Biased BERT of Sesame Street

Bias is the topic of the day in AI, but bias have been here with us since forever. When modern statistics was born in breweries, bias in data wasn’t a big issue, but as soon as it entered the arena of what people are like and how they think, it had become the scary and elusive monster of the field. A textbook example of biased data ruining a survey is Ann Landers 1975 survey, which found that 70 percent of Americans would not have children, if they had to do it over again. The bias in that survey, as is the case in contemporary online surveys, stems from the fact that people who bother to respond are only those who feel strongly enough about the topic. Then you have a bias in your research: you thought you were learning something about the society at large, but instead only learned something about a bunch of weirdos who care respond to these surveys.

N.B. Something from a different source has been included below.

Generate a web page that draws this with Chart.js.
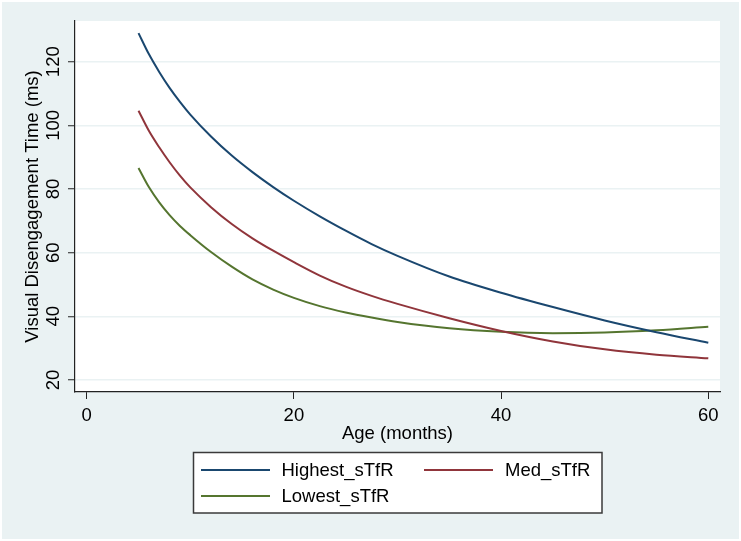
<!DOCTYPE html>
<html>
<head>
<meta charset="utf-8">
<script src="https://cdn.jsdelivr.net/npm/chart.js@4/dist/chart.umd.min.js"></script>
<style>
  html, body { margin: 0; padding: 0; background: #ffffff; }
  #wrap { width: 741px; height: 541px; }
</style>
</head>
<body>
<div id="wrap"><canvas id="c" width="741" height="541"></canvas></div>
<script>
// ---- data ----
const ages = [5, 6, 7, 8, 9, 10, 12, 14, 16, 18, 20, 22.5, 25, 27.5, 30, 35, 40, 45, 50, 55, 60];
const highest = [129, 122.4, 116.8, 111.8, 107.4, 103.4, 96.5, 90.5, 85.3, 80.6, 76.3, 71.4, 66.9, 62.7, 59.0, 52.5, 47.4, 42.9, 38.7, 35.0, 31.7];
const med = [104.6, 98.3, 93.1, 88.4, 84.2, 80.5, 74.3, 69.0, 64.5, 60.6, 57.0, 52.8, 49.3, 46.4, 43.9, 39.4, 35.4, 32.1, 29.6, 27.9, 26.8];
const lowest = [86.6, 80.6, 75.8, 71.8, 68.4, 65.5, 60.2, 55.6, 51.6, 48.4, 45.8, 43.2, 41.2, 39.6, 38.2, 36.2, 35.1, 34.7, 34.9, 35.6, 36.7];
const seriesNames = ["Highest_sTfR", "Med_sTfR", "Lowest_sTfR"];
const xTicks = [0, 20, 40, 60];
const yTicks = [20, 40, 60, 80, 100, 120];
const xTitle = "Age (months)";
const yTitle = "Visual Disengagement Time (ms)";

const colors = ["#1a476f", "#90353b", "#55752f"];
const FONT = "Liberation Sans, Arial, Helvetica, sans-serif";
const FS = 18.5;

function pts(ys) { return ages.map((a, i) => ({ x: a, y: ys[i] })); }

const bgPlugin = {
  id: 'bg',
  beforeDraw(chart) {
    const { ctx, chartArea: ca } = chart;
    ctx.save();
    ctx.fillStyle = '#ffffff';
    ctx.fillRect(0, 0, chart.width, chart.height);
    ctx.fillStyle = '#eaf2f3';
    ctx.fillRect(2, 2, chart.width - 4, chart.height - 4);
    ctx.fillStyle = '#ffffff';
    ctx.fillRect(ca.left, ca.top, ca.right - ca.left, ca.bottom - ca.top);
    ctx.restore();
  },
  afterDraw(chart) {
    const { ctx, chartArea: ca } = chart;
    const ys = chart.scales.y;
    ctx.save();
    ctx.fillStyle = '#000000';
    ctx.font = FS + 'px ' + FONT;
    ctx.textAlign = 'center';
    ctx.textBaseline = 'middle';
    // rotated y tick labels
    ys.ticks.forEach(t => {
      const py = ys.getPixelForValue(t.value);
      ctx.save();
      ctx.translate(54, py);
      ctx.rotate(-Math.PI / 2);
      ctx.fillText(String(t.value), 0, 0);
      ctx.restore();
    });
    // y title
    ctx.save();
    ctx.translate(33, (ca.top + ca.bottom) / 2);
    ctx.rotate(-Math.PI / 2);
    ctx.fillText(yTitle, 0, 0);
    ctx.restore();
    // x title
    ctx.fillText(xTitle, (ca.left + ca.right) / 2, 434);

    // legend
    const bx = 193.5, by = 452.5, bw = 408.5, bh = 60.5;
    ctx.fillStyle = '#ffffff';
    ctx.fillRect(bx, by, bw, bh);
    ctx.strokeStyle = '#3a3a3a';
    ctx.lineWidth = 1.5;
    ctx.strokeRect(bx, by, bw, bh);
    const entries = [
      { i: 0, lx: 201, tx: 281.5, y: 470 },
      { i: 1, lx: 424, tx: 505, y: 470 },
      { i: 2, lx: 201, tx: 281.5, y: 496 }
    ];
    entries.forEach(e => {
      const ds = chart.data.datasets[e.i];
      ctx.strokeStyle = ds.borderColor;
      ctx.lineWidth = 2;
      ctx.beginPath();
      ctx.moveTo(e.lx, e.y);
      ctx.lineTo(e.lx + 69, e.y);
      ctx.stroke();
      ctx.fillStyle = '#000000';
      ctx.textAlign = 'left';
      ctx.fillText(ds.label, e.tx, e.y + 1);
    });
    ctx.restore();
  }
};

new Chart(document.getElementById('c'), {
  type: 'line',
  data: {
    datasets: [
      { label: seriesNames[0], data: pts(highest), borderColor: colors[0] },
      { label: seriesNames[1], data: pts(med), borderColor: colors[1] },
      { label: seriesNames[2], data: pts(lowest), borderColor: colors[2] }
    ].map(d => Object.assign(d, { borderWidth: 2, pointRadius: 0, fill: false, cubicInterpolationMode: 'monotone' }))
  },
  options: {
    responsive: false,
    animation: false,
    devicePixelRatio: 1,
    layout: { padding: { left: 0, right: 21, top: 21, bottom: 0 } },
    plugins: { legend: { display: false }, tooltip: { enabled: false } },
    scales: {
      x: {
        type: 'linear',
        min: -1.13, max: 61.13,
        afterBuildTicks: s => { s.ticks = xTicks.map(v => ({ value: v })); },
        afterFit: s => { s.height = 149; },
        grid: { display: true, color: 'rgba(0,0,0,0)', tickColor: '#222', tickLength: 7, tickWidth: 1 },
        border: { display: true, color: '#222', width: 1.2 },
        ticks: { color: '#000', font: { family: FONT, size: FS }, padding: 6, maxRotation: 0, autoSkip: false }
      },
      y: {
        type: 'linear',
        min: 16.2, max: 132.8,
        afterBuildTicks: s => { s.ticks = yTicks.map(v => ({ value: v })); },
        afterFit: s => { s.width = 75; },
        grid: { display: true, color: '#eaf2f3', lineWidth: 1.5, tickColor: '#222', tickLength: 7, tickWidth: 1 },
        border: { display: true, color: '#222', width: 1.2 },
        ticks: { display: false }
      }
    }
  },
  plugins: [bgPlugin]
});
</script>
</body>
</html>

Moving forward in time, bias is now ubiquitous in AI, which is often considered an extension of statistics. The AI technology is rarely based on training and evaluation in situations which reflect the actual usage. Self driving cars are fed tons of data from California and Arizona, out of all places. Language models trying to understand your conversations are based on public dataset of emails from Enron, out of all places. Images on ImageNet which are used to power most of vision AI don’t even try to claim to represent any kind of population.

This statistical history of the concept of bias now conflicts with the meaning of “bias” as synonymous with prejudice when talking about human biases. This creates a lot of confusion. Take for example a typical machine learning application: credit scoring. An unbiased (in the statistical sense) credit scoring system will assign bigger credit risk to people in some neighborhoods. Based on that, a bank will be biased against the people living there and will refuse to extend credit to them. That’s a real and difficult problem.

Now, The New York Times weighed in with We Teach A.I. Systems Everything, Including Our Biases, scolding Google’s BERT and other similar systems for being biased (Disclaimer: I work at Google Research, but not on BERT):

But tools like BERT pick up bias, according to a recent research paper from a team of computer scientists at Carnegie Mellon University. The paper showed, for instance, that BERT is more likely to associate the word “programmer” with men than with women.

Which sense of the bias is this? In the statistical sense, I’d say it’s not biased, it truthfully reflects the fact that overall such correlation exists. In the sense of having a prejudice, I think it’s unfair to judge an all-purpose model trying to encode all sorts of useful statistics for doing just that. It should be the responsibility of the people using these models to make sure they are not prejudiced against someone. Publishing a model that calculates which words are most likely to appear in which context is like publishing the census showing that some neighborhoods are richer than others. It’s not the census fault if it’s misused.